Vasiliadis şimdiki durumunu bir esprili bir dille aktarıyor: "Kemerde bir sürü yeni delikler açıldı ama artık kalmadı. Kemeri sıkınca artık sekiz gibi oluyorum.”
"Saati durduracağım”
Peki yıllar önce 35 kişinin çalıştığı ve 50 kişinin dağıttığı Apoyevmatini, delik kalmayan bu kemerle ne kadar dayanabilecek?
Vasiliadis, "kiradan kurtulmak şartıyla” Kasım ortalarına kadar çıkarma imkanı yarattığını, ardından Yılbaşı'nda gelecek ilanlarla ise en fazla Şubat'ın ortasına kadar idare edebileceğini söylüyor ve ekliyor: "Sonrası Allah kerim.”

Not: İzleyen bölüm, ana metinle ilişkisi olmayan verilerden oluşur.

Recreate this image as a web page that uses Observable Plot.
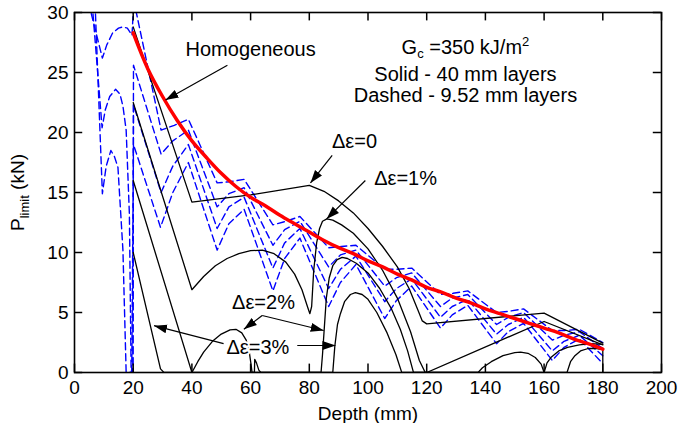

Çıkan haberler sonrası yetkililerin kendisini arayıp aramadığını sorduğum Vasiliadis, "Herhalde konuyla ilgilenmişlerdir ama henüz o ilgiyi bana göstermediler” yanıtını veriyor.
Telefonu kapatırken, "Taşınacağımız zaman haber vereceğim basına. Gelip çeksinler. Yazıhanemin arkasında bir saat var. Çıkarken o saati de durduracağım. Benim orayı terk ettiğim saatte dursun” diyor.